Sergei Mikhailovich Prokudin-Gorskii (1863-1944), a color photographer pioneer, traveled across the Russian Empire and captured color photographs of his surroundings. He was a man ahead of his time and envisioned that the future would have color photographs. He captured the images by recording three exposures of every scene onto a glass plate with the Red, Green, and Blue filters. His RGB glass plate negatives survived and the Library of Congress (LoC) purchased them and recently made the digitized versions available online.
The goal of this project is to use image processing techniques to automatically produce a color image from the digitized glass plate images captured by Prokudin-Gorskii.
The digitized glass plate images provided are a set of hi and low-resolution images. See below for examples.
The digitized glass plate images were colorized by firstly splitting the images into three color channels, Red (R), Green (G) and Blue (B), and then aligned and stacked to form a single RGB color image. The B channel was used as the base channel to align the R and G channels. The use of the B channel as the base channel will be later investigated. This investigation was inspired by Saurav Mittal’s Fall 2020 project submission. Saurav experimented on using different base channels and obtained interesting results.
Alignment of the images can be achieved in many ways. The exhaustive search approach was used to align low-res images and the image pyramid approach was used on hi-res images.
To align the RGB channels, the following matching metrics were considered:
Sum of Squared Difference(SSD) or \(L_2\) norm: \[ SSD = \sum_{i=1}^{n}\sum_{j=1}^{m} (Image_1(i,j) - Image_2(i,j))^2 \]
Normalized Cross-Correlation (NCC): \[
NCC = \frac{Image_{1}}{||Image_{1}||} \cdot \frac{Image_{2}}{||Image_{2}||}
\]
SSD appears to align the images better than when using NCC and the program runs faster when using SSD. Hence SSD will be the matching metric used in this project to align the images.
Exhaustive search is a brute force method for aligning images. It involves splitting the image into RGB channels, then searching over a window of possible displacements, using a range of [-20,20]. Each displacement is scored using a matching metric to identify the best displacement vector (x,y) that will result in the lowest SSD score. The identified best displacement vector (x,y) is used to shift the original image to align with the base channel.
The images below were aligned using the Blue channel as the base channel.
Running an exhaustive search on the hi-res images took a long time to complete. This is why using the Image pyramid approach for hi-res images is recommended because it efficiently tries to align the channels from low level to high-level scales of the image.
The Image Pyramid approach involves rescaling the channels by a factor of 2 and then, starting with the smallest scale level pyramid, the best displacement vector (x,y) for alignment is identified by minimizing the matching metric at each level. This displacement vector is then accumulatively applied to shift the original image.
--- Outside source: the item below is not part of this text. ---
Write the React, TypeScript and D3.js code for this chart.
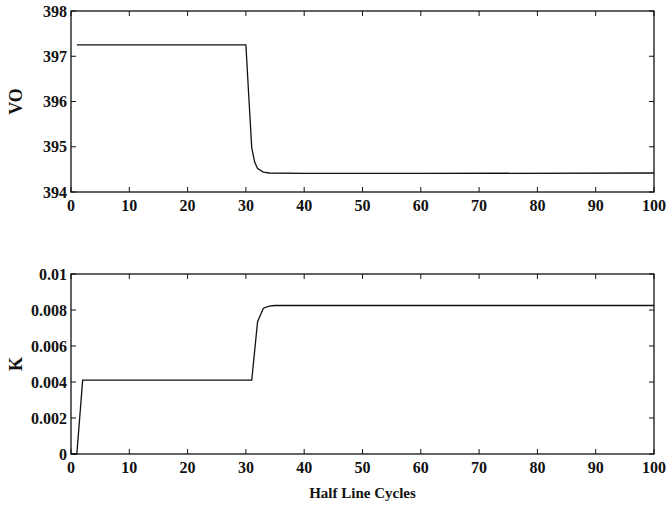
import { useRef, useEffect } from "react";
import * as d3 from "d3";

// output voltage (top panel)
const voCycles = [1, 30, 30.5, 31, 31.5, 32, 33, 34, 40, 60, 100];
const voValues = [397.25, 397.25, 396.1, 394.98, 394.66, 394.52, 394.44, 394.42, 394.41, 394.41, 394.42];

// gain K (bottom panel)
const kCycles = [0, 1, 2, 31, 32, 33, 34, 35, 60, 100];
const kValues = [0, 0, 0.0041, 0.0041, 0.00735, 0.0081, 0.00822, 0.00825, 0.00825, 0.00825];

const xTicks = [0, 10, 20, 30, 40, 50, 60, 70, 80, 90, 100];
const voTicks = [394, 395, 396, 397, 398];
const kTicks = [0, 0.002, 0.004, 0.006, 0.008, 0.01];
const kTickLabels = ["0", "0.002", "0.004", "0.006", "0.008", "0.01"];

const App: React.FC = () => {
    const svgRef = useRef<SVGSVGElement | null>(null);

    useEffect(() => {
        if (!svgRef.current) return;
        const width = 671;
        const height = 505;
        const left = 71;
        const right = 654;
        const tickLen = 5;
        const font = "Liberation Serif, DejaVu Serif, serif";
        const labelSize = 16;

        const svg = d3.select(svgRef.current);
        svg.selectAll("*").remove();
        svg.attr("width", width).attr("height", height);

        const x = d3.scaleLinear().domain([0, 100]).range([left, right]);

        const panel = (
            top: number,
            bottom: number,
            domain: [number, number],
            yTicks: number[],
            yLabels: string[],
            xs: number[],
            ys: number[],
            title: string,
        ) => {
            const y = d3.scaleLinear().domain(domain).range([bottom, top]);
            const g = svg.append("g");

            // data line
            const line = d3
                .line<number>()
                .x((_d, i) => x(xs[i]))
                .y((d) => y(d));
            g.append("path")
                .datum(ys)
                .attr("d", line)
                .attr("fill", "none")
                .attr("stroke", "#111")
                .attr("stroke-width", 1.3);

            // box
            g.append("rect")
                .attr("x", left)
                .attr("y", top)
                .attr("width", right - left)
                .attr("height", bottom - top)
                .attr("fill", "none")
                .attr("stroke", "#111")
                .attr("stroke-width", 1.3);

            // x ticks, bottom and top, inward
            xTicks.forEach((t) => {
                g.append("line")
                    .attr("x1", x(t)).attr("x2", x(t))
                    .attr("y1", bottom).attr("y2", bottom - tickLen)
                    .attr("stroke", "#111");
                g.append("line")
                    .attr("x1", x(t)).attr("x2", x(t))
                    .attr("y1", top).attr("y2", top + tickLen)
                    .attr("stroke", "#111");
                g.append("text")
                    .attr("x", x(t))
                    .attr("y", bottom + 19)
                    .attr("text-anchor", "middle")
                    .attr("font-family", font)
                    .attr("font-weight", "bold")
                    .attr("font-size", labelSize)
                    .attr("fill", "#111")
                    .text(String(t));
            });

            // y ticks, left and right, inward
            yTicks.forEach((t, i) => {
                g.append("line")
                    .attr("x1", left).attr("x2", left + tickLen)
                    .attr("y1", y(t)).attr("y2", y(t))
                    .attr("stroke", "#111");
                g.append("line")
                    .attr("x1", right).attr("x2", right - tickLen)
                    .attr("y1", y(t)).attr("y2", y(t))
                    .attr("stroke", "#111");
                g.append("text")
                    .attr("x", left - 4)
                    .attr("y", y(t))
                    .attr("dy", "0.35em")
                    .attr("text-anchor", "end")
                    .attr("font-family", font)
                    .attr("font-weight", "bold")
                    .attr("font-size", labelSize)
                    .attr("fill", "#111")
                    .text(yLabels[i]);
            });

            g.append("text")
                .attr("transform", `translate(22,${(top + bottom) / 2}) rotate(-90)`)
                .attr("text-anchor", "middle")
                .attr("font-family", font)
                .attr("font-weight", "bold")
                .attr("font-size", 18)
                .attr("fill", "#111")
                .text(title);
        };

        panel(11, 192, [394, 398], voTicks, voTicks.map(String), voCycles, voValues, "VO");
        panel(274, 454, [0, 0.01], kTicks, kTickLabels, kCycles, kValues, "K");

        svg.append("text")
            .attr("x", x(50))
            .attr("y", 498)
            .attr("text-anchor", "middle")
            .attr("font-family", font)
            .attr("font-weight", "bold")
            .attr("font-size", 15)
            .attr("fill", "#111")
            .text("Half Line Cycles");
    }, []);

    return (
        <svg
            ref={svgRef}
            style={{ position: "absolute", left: 0, top: 0, background: "#fff" }}
        />
    );
};

export default App;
There are many ways that the images can be visually improved. Two ways of improving the appearance of the images were considered, namely, base channel selection and cropping. These adjustments were implemented from scratch in python.
As mentioned, this adjustment was inspired by Suvvatal’s project submission to test the appearance of the images for different base channels. From the images below, aligning the Red and Blue channel to the Green channel improved some of the images’ appearance. It can be seen from the monastery image below that using the Green channel as the base channel has drastically improved the image’s appearance.
The black and white border around the images makes the image less appealing. As seen below, removing the border improves the images’ alignment and also the image’s appearance. 20% of the border was cropped out of the RGB channels and after the final image’s alignment. This has improved the images’ appearance.
This Emir image below further supports the selection of the Green base channel for alignment and cropping channel images during and after alignment. The image demonstrates the effects of cropping the borders of images with different base channels. It is observed that using the Green Base Channel dramatically improved the image’s appearance.
These are additional photos I ran through the multiscale algorithm.
Aligning images using the green base channel drastically improved the appearance of the images. To the point where minimum visual adjustment is required for some of the images. Cropping the channels before and after alignment for both low and high-resolution images improved the appearance of the images. Some of the images have blemishes that can be fixed by denoising the images, and some are dull and flat and white balancing and contrasting will help make the color more realistic and pop. As a challenge for myself, I will look into creating these image adjustments from scratch.